Research reveals no decrease despite ‘National Dementia Strategy’ guidance.
Published (Updated )
A study by Coventry University and City, University of London has found that there was no sustained reduction in the prescribing of antipsychotics to dementia patients in UK care homes following the government’s 2009 National Dementia Strategy (NDS), which recommended a review of their use in light of potential serious side effects.
The research – led by Professor Ala Szczepura at Coventry University and published today in the medical journal BMJ Open – examined prescribing data between 2009 and 2012 from over 600 care homes across the country, concluding that there was no significant decline in antipsychotic prescribing rates over the four year period. Professor Clive Bowman, a Visiting Professor in the School of Health Sciences at City, University of London also contributed to the report.
Antipsychotics were originally developed for use in patients with schizophrenia or psychosis, but the study shows that ‘off-label’ prescribing of these drugs to treat the behavioural and psychological symptoms of dementia is a common practice in care homes.
The 2009 ‘Banerjee Report’, commissioned by the Department of Health as part of the NDS, examined the use of antipsychotics for people with dementia, concluding that the drugs had a “substantial clinical risk” associated with them and that their overuse “must not be allowed to continue”.
However, researchers from the universities discovered that – although dosages were usually acceptable – prescribing levels did not reduce over the four years, and length of treatment was ‘excessive’ in over 77% of cases by 2012, up from 69.7% in 2009 (meaning it exceeded not only the recommended six week course, but also the maximum advised treatment length of 12 weeks).
Findings from the study also indicate that older first-generation antipsychotics (FGA) such as haloperidol and chlorpromazine are still being used extensively, with no measurable shift to safer second-generation antipsychotics (SGA) like risperidone – as recommended in the NDS.
According to the research, which was carried out by Coventry University; University of Warwick; Lancaster University; University of East Anglia; City, University of London; and technology company Invatech Health:
- care homes in the highest prescribing 20% are more likely to be located in a deprived area;
- care homes in the lowest prescribing 20% are more likely to be served by a single GP practice, which could indicate that those homes benefit from a consistent message that is absent from homes served by multiple practices;
- average annual expenditure on antipsychotics was £65.60 per care home resident (based on 2012 prices), which is less than 1% of the annual cost of a UK residential home place for a person with dementia;
- there was a six-fold variation between the geographical areas – in this case the areas covered by the former primary care trusts (PCT) – with the highest and lowest prescribing levels.
Professor Ala Szczepura, from Coventry University’s Centre for Technology Enabled Health Research, said:
“Care homes remain the forgotten sector in UK policy debate around the use of antipsychotics.

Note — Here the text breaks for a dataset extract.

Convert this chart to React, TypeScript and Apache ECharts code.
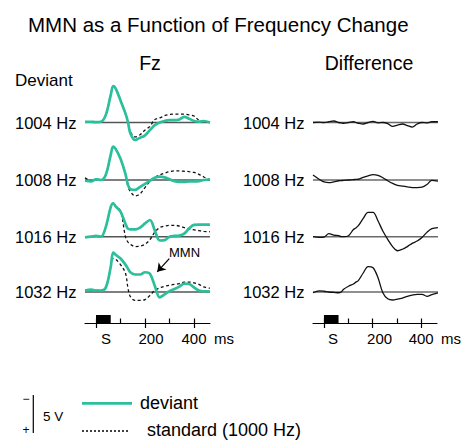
import React, { useEffect, useRef } from "react";
import * as echarts from "echarts";

// ---------- data (µV; negative plotted upward) ----------
const TIME = [-45, -20, 0, 20, 40, 60, 70, 80, 100, 120, 130, 140, 160, 180, 200, 220, 240, 260, 280, 300, 320, 340, 360, 380, 400, 420, 440, 465];

const ROW_LABELS = ["1004 Hz", "1008 Hz", "1016 Hz", "1032 Hz"];

const dev1004 = [-0.1, -0.1, -0.05, -0.1, -1.0, -3.6, -4.8, -4.5, -2.9, -1.2, -0.1, 1.4, 2.3, 2.0, 1.7, 1.0, 0.35, 0, -0.2, -0.3, -0.3, -0.4, -0.75, -0.5, -0.2, -0.1, -0.2, 0];
const std1004 = [-0.1, -0.1, -0.05, -0.1, -1.0, -3.6, -4.8, -4.5, -2.9, -1.2, -0.1, 1.2, 1.9, 1.6, 1.0, 0.5, -0.4, -0.6, -0.9, -1.05, -1.1, -1.1, -1.1, -1.0, -0.85, -0.3, -0.15, 0];

const dev1008 = [0.1, 0.2, -0.1, 0.0, -0.7, -3.3, -4.4, -4.1, -2.8, -0.8, 0.6, 1.2, 1.3, 0.9, 0.5, 0.1, -0.3, -0.45, -0.35, -0.1, 0.15, 0.25, 0.25, 0.2, 0.2, 0.15, 0.0, -0.1];
const std1008 = [-0.3, 0.1, -0.1, 0.0, -0.7, -3.3, -4.4, -4.1, -2.8, -0.8, 0.8, 1.5, 2.1, 1.8, 1.0, 0.2, -0.35, -0.66, -0.9, -1.1, -1.2, -1.2, -1.15, -1.1, -1.0, -0.75, -0.4, 0];

const dev1016 = [0.1, 0.0, -0.1, 0.0, -1.3, -3.9, -4.4, -4.0, -3.3, -1.7, -1.05, -0.96, -0.96, -1.2, -1.75, -2.2, -0.8, 0.5, 0.45, 0.0, -0.1, -0.15, -0.4, -1.1, -1.55, -1.6, -1.6, -1.6];
const std1016 = [0.1, 0.0, -0.1, 0.0, -1.3, -3.9, -4.4, -4.0, -3.4, 0.0, 0.7, 1.0, 1.3, 1.25, 1.0, 0.4, -0.6, -1.2, -1.4, -1.5, -1.5, -1.4, -1.2, -1.0, -0.9, -0.8, -0.7, -0.65];

const dev1032 = [-0.2, -0.3, -0.2, -0.2, -0.6, -3.3, -5.2, -4.9, -4.4, -3.6, -3.1, -2.6, -2.3, -2.3, -2.6, -2.4, -0.8, 0.7, 0.3, -0.1, -0.4, -0.7, -1.1, -1.05, -0.6, -0.2, -0.1, -0.1];
const std1032 = [-0.2, -0.3, -0.2, -0.2, -0.6, -3.4, -4.4, -4.3, -3.6, -2.5, -0.6, 0.6, 1.1, 1.1, 1.0, 0.45, -0.2, -0.55, -0.75, -0.9, -1.0, -1.1, -1.3, -1.3, -1.2, -1.0, -0.66, -0.5];

const diff1004 = [0, -0.05, 0, -0.1, -0.2, 0, 0.05, 0.1, 0, -0.1, 0, 0.1, 0.2, 0, -0.15, 0.05, 0, 0.15, 0.5, 0.35, 0.2, 0.4, 0.6, 0.2, 0.0, 0.05, -0.1, -0.1];
const diff1008 = [-0.65, -0.1, 0.25, 0.35, 0.25, 0.1, 0.08, 0.05, 0, -0.05, -0.08, -0.1, -0.35, -0.55, -0.7, -0.6, -0.3, 0.1, 0.45, 0.7, 0.8, 0.9, 1.0, 1.0, 0.95, 0.6, 0.05, 0.15];
const diff1016 = [0, 0.1, 0.05, -0.4, -0.2, -0.15, 0.0, 0.0, -0.13, -0.95, -1.15, -1.45, -2.4, -3.2, -3.2, -2.1, -0.75, 0.35, 1.3, 1.85, 1.65, 1.3, 0.88, 0.57, 0.1, -0.57, -1.05, -1.2];
const diff1032 = [0.1, -0.15, -0.1, 0, 0.05, 0.1, 0, -0.35, -0.75, -1.05, -1.3, -1.5, -2.5, -3.35, -3.2, -1.9, 0.1, 0.9, 1.05, 0.95, 0.8, 0.57, 0.4, 0.3, 0.3, 0.57, 0.35, 0.1];

const DEVIANT = [dev1004, dev1008, dev1016, dev1032];
const STANDARD = [std1004, std1008, std1016, std1032];
const DIFFERENCE = [diff1004, diff1008, diff1016, diff1032];

const MAJOR_TICKS = [0, 200, 400];
const ALL_TICKS = [0, 100, 200, 300, 400];
const STIMULUS = [0, 60]; // ms
const SCALE_UV = 5;
const MMN_ARROW_FROM = [299, -4.4];
const MMN_ARROW_TO = [250, -2.65];

// ---------- layout ----------
const W = 462;
const H = 440;
const FONT = "'Liberation Sans', Arial, Helvetica, sans-serif";
const T_MIN = -45;
const T_MAX = 465;
const PX_PER_MS = 0.245;
const PX_PER_UV = 7.6;
const Y_MIN = -6;
const Y_MAX = 4;
const ROW_BASE = [122.5, 180, 236.7, 292];
const PANEL_X0 = [85, 313];
const AXIS_Y = 323;
const GREEN = "#2cbf9b";

function buildOption() {
  const grids: any[] = [];
  const xAxes: any[] = [];
  const yAxes: any[] = [];
  const series: any[] = [];
  const plotW = (T_MAX - T_MIN) * PX_PER_MS;
  const plotH = (Y_MAX - Y_MIN) * PX_PER_UV;

  const toPairs = (arr: number[]) => TIME.map((t, k) => [t, arr[k]]);

  for (let p = 0; p < 2; p++) {
    for (let r = 0; r < 4; r++) {
      const gi = grids.length;
      grids.push({ left: PANEL_X0[p], top: ROW_BASE[r] + Y_MIN * PX_PER_UV, width: plotW, height: plotH });
      xAxes.push({ gridIndex: gi, type: "value", min: T_MIN, max: T_MAX, show: false });
      yAxes.push({ gridIndex: gi, type: "value", min: Y_MIN, max: Y_MAX, inverse: true, show: false });
      series.push({
        type: "line", xAxisIndex: gi, yAxisIndex: gi, silent: true, symbol: "none",
        data: [[T_MIN, 0], [T_MAX, 0]],
        lineStyle: { color: p === 0 ? "#555" : "#6a6a6a", width: 1.6 },
      });
      if (p === 0) {
        series.push({
          type: "line", xAxisIndex: gi, yAxisIndex: gi, silent: true, symbol: "none", smooth: 0.35,
          data: toPairs(STANDARD[r]),
          lineStyle: { color: "#111", width: 1.3, type: [3, 2.5] },
          z: 3,
        });
        const dev: any = {
          type: "line", xAxisIndex: gi, yAxisIndex: gi, silent: true, symbol: "none", smooth: 0.35,
          data: toPairs(DEVIANT[r]),
          lineStyle: { color: GREEN, width: 2.7 },
          z: 4,
        };
        if (r === 3) {
          dev.markLine = {
            silent: true, symbol: ["none", "arrow"], symbolSize: 8,
            label: { show: false },
            lineStyle: { color: "#000", width: 1.2, type: "solid" },
            data: [[{ coord: MMN_ARROW_FROM }, { coord: MMN_ARROW_TO }]],
          };
        }
        series.push(dev);
      } else {
        series.push({
          type: "line", xAxisIndex: gi, yAxisIndex: gi, silent: true, symbol: "none", smooth: 0.35,
          data: toPairs(DIFFERENCE[r]),
          lineStyle: { color: "#111", width: 1.3 },
          z: 4,
        });
      }
    }
  }

  // time axes
  const labelPad = [[20, 12], [18, 14]];
  for (let p = 0; p < 2; p++) {
    const gi = grids.length;
    grids.push({ left: PANEL_X0[p], top: AXIS_Y - 8, width: plotW, height: 8 });
    const xa = xAxes.length;
    xAxes.push({
      gridIndex: gi, type: "value", min: T_MIN, max: T_MAX, position: "bottom",
      splitLine: { show: false },
      axisLine: { show: true, lineStyle: { color: "#000", width: 1.2 } },
      axisTick: { show: true, customValues: MAJOR_TICKS, length: 5, inside: false, lineStyle: { color: "#000", width: 1.2 } },
      axisLabel: {
        show: true, customValues: MAJOR_TICKS, margin: 8, color: "#000", fontSize: 15, fontFamily: FONT,
        formatter: (v: number) => (v === 0 ? "{s|S}" : v === 200 ? "{n|200}" : String(v)),
        rich: {
          s: { padding: [0, 0, 0, labelPad[p][0]], fontSize: 15, fontFamily: FONT, color: "#000" },
          n: { padding: [0, 0, 0, labelPad[p][1]], fontSize: 15, fontFamily: FONT, color: "#000" },
        },
      },
      name: "ms", nameLocation: "end", nameGap: 4,
      nameTextStyle: { color: "#000", fontSize: 15, fontFamily: FONT, align: "left", verticalAlign: "top", padding: [8, 0, 0, 0] },
    });
    xAxes.push({
      gridIndex: gi, type: "value", min: T_MIN, max: T_MAX, position: "bottom",
      splitLine: { show: false },
      axisLine: { show: false },
      axisTick: { show: true, customValues: ALL_TICKS, length: 4.5, inside: true, lineStyle: { color: "#000", width: 1.2 } },
      axisLabel: { show: false },
    });
    const ya = yAxes.length;
    yAxes.push({ gridIndex: gi, type: "value", min: 0, max: 1, show: false });
    series.push({
      type: "line", xAxisIndex: xa, yAxisIndex: ya, silent: true, symbol: "none",
      data: [[T_MIN, 0]], lineStyle: { opacity: 0 },
      markArea: {
        silent: true, itemStyle: { color: "#000" },
        data: [[{ xAxis: STIMULUS[0], yAxis: 0 }, { xAxis: STIMULUS[1], yAxis: 1 }]],
      },
    });
  }

  const txt = (text: string, x: number, y: number, size: number, align = "left") => ({
    type: "text", x, y, silent: true,
    style: { text, fill: "#000", fontSize: size, fontFamily: FONT, align, verticalAlign: "middle" },
  });

  const scaleLen = SCALE_UV * PX_PER_UV;
  const graphic: any[] = [
    txt("MMN as a Function of Frequency Change", 28, 24.5, 20.5),
    txt("Fz", 150, 62.5, 19.5, "center"),
    txt("Difference", 369, 62.5, 19.5, "center"),
    txt("Deviant", 15, 80, 17),
    txt("MMN", 184.5, 252.5, 13, "center"),
    txt("deviant", 140, 402.5, 18),
    txt("standard (1000 Hz)", 147, 429.5, 18),
    txt(SCALE_UV + " V", 43, 416.5, 13.5),
    txt("−", 26, 399, 12, "center"),
    txt("+", 26, 430, 12, "center"),
    { type: "line", silent: true, shape: { x1: 33.3, y1: 395, x2: 33.3, y2: 395 + scaleLen }, style: { stroke: "#000", lineWidth: 1.2 } },
    { type: "line", silent: true, shape: { x1: 82, y1: 403.3, x2: 132, y2: 403.3 }, style: { stroke: GREEN, lineWidth: 2.8 } },
    { type: "line", silent: true, shape: { x1: 82, y1: 431, x2: 128, y2: 431 }, style: { stroke: "#000", lineWidth: 1.4, lineDash: [2, 2] } },
  ];
  ROW_LABELS.forEach((lab, r) => {
    graphic.push(txt(lab, 15, ROW_BASE[r], 16.5));
    graphic.push(txt(lab, 243, ROW_BASE[r], 16.5));
  });

  return {
    animation: false,
    backgroundColor: "#fff",
    grid: grids,
    xAxis: xAxes,
    yAxis: yAxes,
    series,
    graphic,
  };
}

export default function App() {
  const ref = useRef<HTMLDivElement>(null);
  useEffect(() => {
    if (!ref.current) return;
    const chart = echarts.init(ref.current, undefined, { renderer: "svg" });
    chart.setOption(buildOption() as any);
    return () => chart.dispose();
  }, []);
  return <div ref={ref} style={{ position: "fixed", left: 0, top: 0, width: W, height: H }} />;
}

This appears to be due to a lack of systematic monitoring of prescribing data in these settings. Our study has not only identified a failure of the National Dementia Strategy to produce a sustained decrease in use of antipsychotics, it’s also shown large regional variations and has found evidence indicating that their use is higher in care homes in deprived neighbourhoods.
“Looking forward, the Prime Minister’s challenge on dementia 2020 aims to further slash inappropriate prescribing of antipsychotics by 67%, and reduce variation across the country7. It’s clear from our research that to achieve this in care homes, a significant change is required in prescription culture and management of vulnerable people with dementia.”
Professor Clive Bowman, a Visiting Professor in the School of Health Sciences at City, University of London, said:
“Our study shows that the National Dementia Strategy has failed to have a sustained effect on the excessive prescription of antipsychotic medicines for people resident in care homes. This is unacceptable, clear standards are required regarding the use of these drugs and a designated responsibility for monitoring medicines and their usage mandated. New technology can do this in real time, allow public scrutiny and free professional time to promote best practise.”
George McNamara, Head of Policy at Alzheimer’s Society, said:
“This continued reliance on antipsychotics to manage behavioural symptoms of dementia is deeply worrying. Around 90% of people with dementia experience symptoms that affect their behaviour causing aggression, agitation, or even delusions and hallucinations. These symptoms can develop as part of their condition, but may also be caused by other factors – pain, discomfort, or unmet need. When this is the case, prescribing antipsychotics treats the person with dementia as the problem rather than the root cause of their behaviour.
“Antipsychotics increase the risk of stroke, falls and even death – it’s shocking that the evidence continues to be flatly ignored. With person-centred approaches and training programmes for care home staff, continued inappropriate prescribing is a step backward into the dark ages.”